*Given material*

###

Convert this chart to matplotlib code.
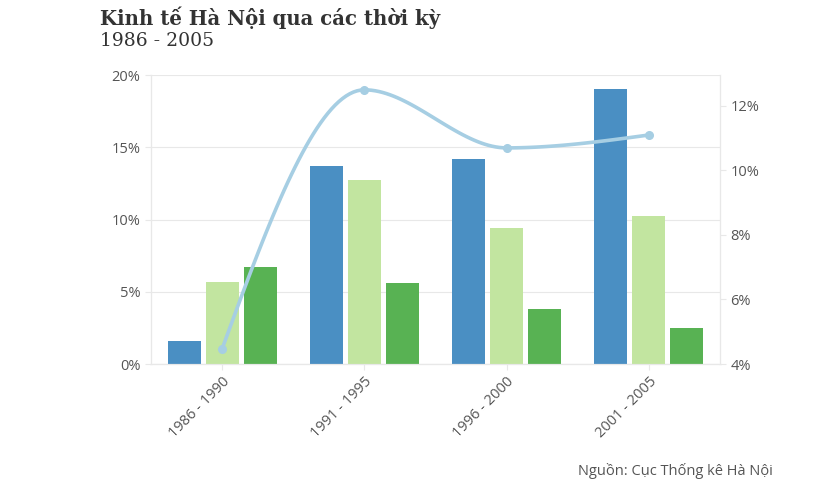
import numpy as np
import matplotlib
matplotlib.use("Agg")
import matplotlib.pyplot as plt
from matplotlib.ticker import FuncFormatter, MultipleLocator

categories = ["1986 - 1990", "1991 - 1995", "1996 - 2000", "2001 - 2005"]
series_a = [1.6, 13.7, 14.2, 19.0]     # blue bars (%)
series_b = [5.7, 12.7, 9.4, 10.25]     # light green bars (%)
series_c = [6.7, 5.6, 3.8, 2.5]        # green bars (%)
line_vals = [4.47, 12.5, 10.7, 11.1]   # line, right axis (%)

colors = ["#4a8fc3", "#c2e5a0", "#58b253"]
line_color = "#a6cee3"
grid_c = "#e8e8e8"
text_c = "#555555"

W, H = 833, 498
fig = plt.figure(figsize=(W / 100, H / 100), dpi=100)
ax = fig.add_axes([151 / W, 1 - 364 / H, (720 - 151) / W, (364 - 75) / H])
ax2 = ax.twinx()

x = np.arange(len(categories))
bw = 0.232
off = 0.267
for i, (vals, c) in enumerate(zip([series_a, series_b, series_c], colors)):
    ax.bar(x + (i - 1) * off, vals, width=bw, color=c, zorder=2)

ax.set_xlim(-0.5, len(categories) - 0.5)
ax.set_ylim(0, 20)
ax.yaxis.set_major_locator(MultipleLocator(5))
ax.yaxis.set_major_formatter(FuncFormatter(lambda v, p: f"{v:.0f}%"))
ax.grid(axis="y", color=grid_c, linewidth=0.8, zorder=0)
ax.set_axisbelow(True)
ax.set_xticks(x)
ax.set_xticklabels(categories, rotation=45, ha="right", rotation_mode="anchor")

for a in (ax, ax2):
    for s in ["top"]:
        a.spines[s].set_visible(False)
    a.spines["left"].set_color(grid_c)
    a.spines["right"].set_color(grid_c)
    a.spines["bottom"].set_color(grid_c)
    a.tick_params(colors=grid_c, labelcolor=text_c, labelsize=10.5, length=4, width=0.8)
    for lab in a.get_xticklabels() + a.get_yticklabels():
        lab.set_fontfamily("Open Sans")

ax2.set_ylim(4, 12.96)
ax2.set_yticks([4, 6, 8, 10, 12])
ax2.yaxis.set_major_formatter(FuncFormatter(lambda v, p: f"{v:.0f}%"))
for lab in ax2.get_yticklabels():
    lab.set_fontfamily("Open Sans")


def monotone_curve(xs, ys, n=40):
    xs = np.asarray(xs, float)
    ys = np.asarray(ys, float)
    h = np.diff(xs)
    s = np.diff(ys) / h
    m = np.zeros(len(xs))
    for k in range(1, len(xs) - 1):
        p = (s[k - 1] * h[k] + s[k] * h[k - 1]) / (h[k - 1] + h[k])
        m[k] = (np.sign(s[k - 1]) + np.sign(s[k])) * min(abs(s[k - 1]), abs(s[k]), 0.5 * abs(p))
    m[0] = (3 * s[0] - m[1]) / 2
    m[-1] = (3 * s[-1] - m[-2]) / 2
    px, py = [], []
    for k in range(len(xs) - 1):
        t = np.linspace(0, 1, n)
        h00 = 2 * t**3 - 3 * t**2 + 1
        h10 = t**3 - 2 * t**2 + t
        h01 = -2 * t**3 + 3 * t**2
        h11 = t**3 - t**2
        px.append(xs[k] + t * h[k])
        py.append(h00 * ys[k] + h10 * h[k] * m[k] + h01 * ys[k + 1] + h11 * h[k] * m[k + 1])
    return np.concatenate(px), np.concatenate(py)


cx, cy = monotone_curve(x, line_vals)
ax2.plot(cx, cy, color=line_color, linewidth=2.6, zorder=3, solid_capstyle="round")
ax2.plot(x, line_vals, "o", color=line_color, markersize=5.5, zorder=4)

fig.text(100 / W, 1 - 18 / H, "Kinh tế Hà Nội qua các thời kỳ", fontsize=14.2,
         fontweight="bold", family="DejaVu Serif", color="#333333", va="center")
fig.text(100 / W, 1 - 41 / H, "1986 - 2005", fontsize=13.5, family="DejaVu Serif",
         color="#333333", va="center")
fig.text(773 / W, 1 - 471 / H, "Nguồn: Cục Thống kê Hà Nội", fontsize=10.5,
         family="Open Sans", color=text_c, ha="right", va="center")

fig.savefig("out.png", dpi=100)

###

Select every line where the word "matplotlib" occurs.

*The result*
Convert this chart to matplotlib code.
import matplotlib
matplotlib.use("Agg")
import matplotlib.pyplot as plt
from matplotlib.ticker import FuncFormatter, MultipleLocator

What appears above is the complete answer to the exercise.